PBS undoubtedly will rebroadcast the program next year. In the meantime, CBC-TV has confirmed it has its own two-hour 1812 documentary planned for a fall, 2012, air date.

The War of 1812 airs on many PBS stations on Monday at 9 p.m. ET.

War of 1812 timeline

June, 1812 The United States declares war on Great Britain, irked by Britain's economic blockade of ports controlled by the French in continental Europe. Britain has been at war with Napoleon since 1803.

July-August ,1812 The U.S., realizing it can only wage war on Britain by taking the fight to its only colony in North America, undertakes a three-prong invasion of Upper and Lower Canada. All assaults end in failure.

The British regard American belligerence as an irritating sideshow to its main task, defeating Napoleon. Though vastly outnumbered, they're nonetheless determined to keep "the Canadas" geographically intact using a combination of British regulars, Canadian militia and native warriors. British commander Sir Isaac Brock is killed while repelling an invasion force at Queenston Heights.
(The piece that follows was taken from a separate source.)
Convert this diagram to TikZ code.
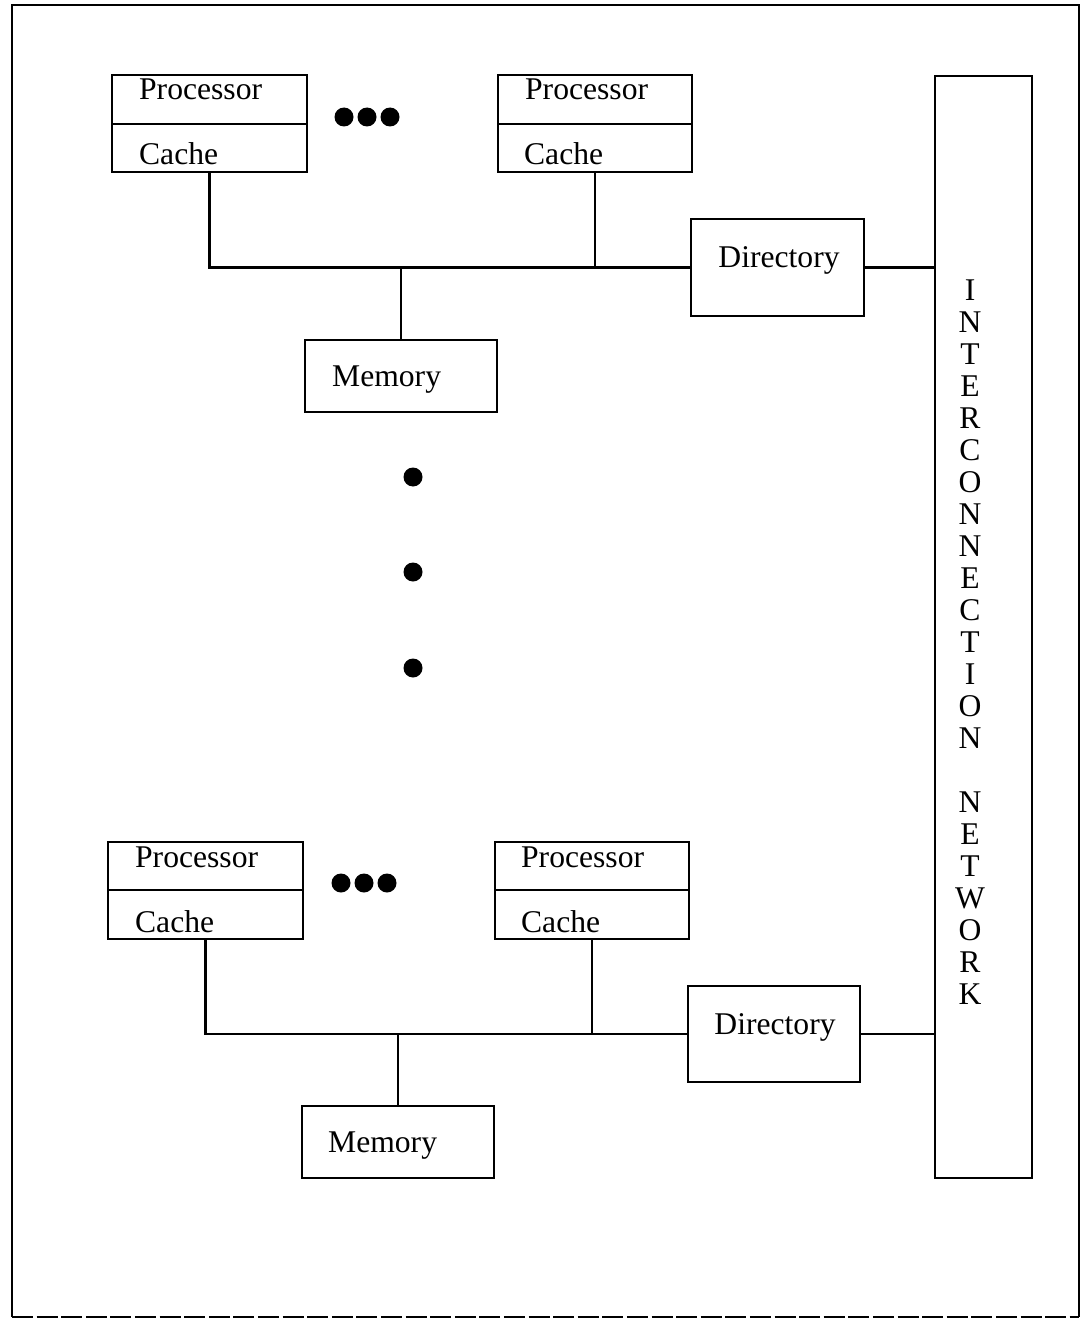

September, 1813 U.S. Commodore Oliver H. Perry wins the Battle of Lake Erie, putting six British ships out of action. Sends note to commanding general: "We have met the enemy and they are ours."

August, 1814 British troops torch the White House and other buildings in Washington, claiming the action as revenge for the American burning of Fort York (now Toronto) 15 months earlier.
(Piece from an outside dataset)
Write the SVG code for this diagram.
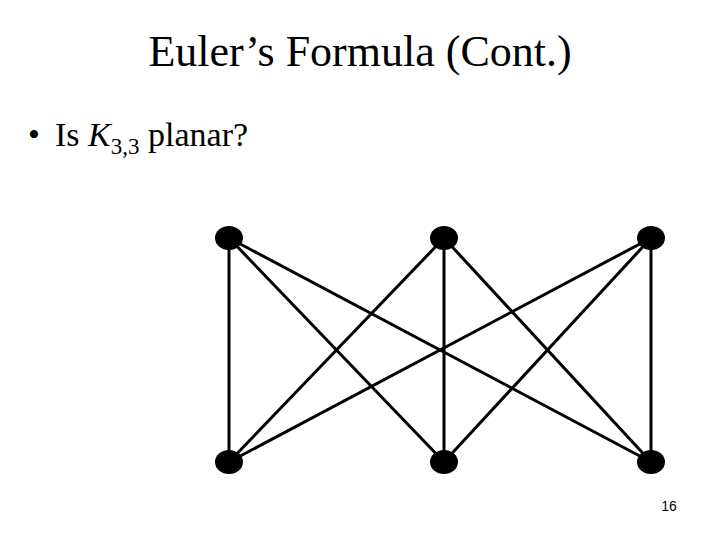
<svg xmlns="http://www.w3.org/2000/svg" width="720" height="540" viewBox="0 0 720 540">
<style>
.t{font-family:"Liberation Serif","Times New Roman",serif;fill:#000}
.e{stroke:#000;stroke-width:3;fill:none}
.n{fill:#000}
</style>
<rect width="720" height="540" fill="#fff"/>
<text class="t" x="360" y="66" font-size="44" text-anchor="middle">Euler’s Formula (Cont.)</text>
<text class="t" x="28" y="146" font-size="34">•</text>
<text class="t" x="55" y="146" font-size="34">Is <tspan font-style="italic">K</tspan><tspan font-size="23" dy="8">3,3</tspan><tspan dy="-8"> planar?</tspan></text>
<g id="edges">
<line class="e" x1="229" y1="238" x2="229" y2="462"/>
<line class="e" x1="229" y1="238" x2="444" y2="462"/>
<line class="e" x1="229" y1="238" x2="651" y2="462"/>
<line class="e" x1="444" y1="238" x2="229" y2="462"/>
<line class="e" x1="444" y1="238" x2="444" y2="462"/>
<line class="e" x1="444" y1="238" x2="651" y2="462"/>
<line class="e" x1="651" y1="238" x2="229" y2="462"/>
<line class="e" x1="651" y1="238" x2="444" y2="462"/>
<line class="e" x1="651" y1="238" x2="651" y2="462"/>
</g>
<g id="a1"><ellipse class="n" cx="229" cy="238" rx="14" ry="12"/></g>
<g id="a2"><ellipse class="n" cx="444" cy="238" rx="14" ry="12"/></g>
<g id="a3"><ellipse class="n" cx="651" cy="238" rx="14" ry="12"/></g>
<g id="b1"><ellipse class="n" cx="229" cy="462" rx="14" ry="12"/></g>
<g id="b2"><ellipse class="n" cx="444" cy="462" rx="14" ry="12"/></g>
<g id="b3"><ellipse class="n" cx="651" cy="462" rx="14" ry="12"/></g>
<text x="669" y="511" font-family="Liberation Sans, Arial, sans-serif" font-size="14" text-anchor="middle">16</text>
</svg>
September, 1814 Fort McHenry in Baltimore harbour withstands British rocket and cannon attack, prompting American lawyer Francis Scott Key to write The Star-Spangled Banner, the lyrics later set to the melody of a drinking song.

December, 1814 Britain and U.S. sign the Treaty of Ghent in Belgium on Christmas Eve, formally ending the war.

January, 1815 Since news travels slowly in the early 19th century, 14,000 British regulars fight Andrew Jackson's ragtag army at New Orleans – an unnecessary battle as the war, unbeknownst to the combatants, is over. One hundred and 44 years later, Johnny Horton scores a No. 1 hit with the historically inaccurate Battle of New Orleans.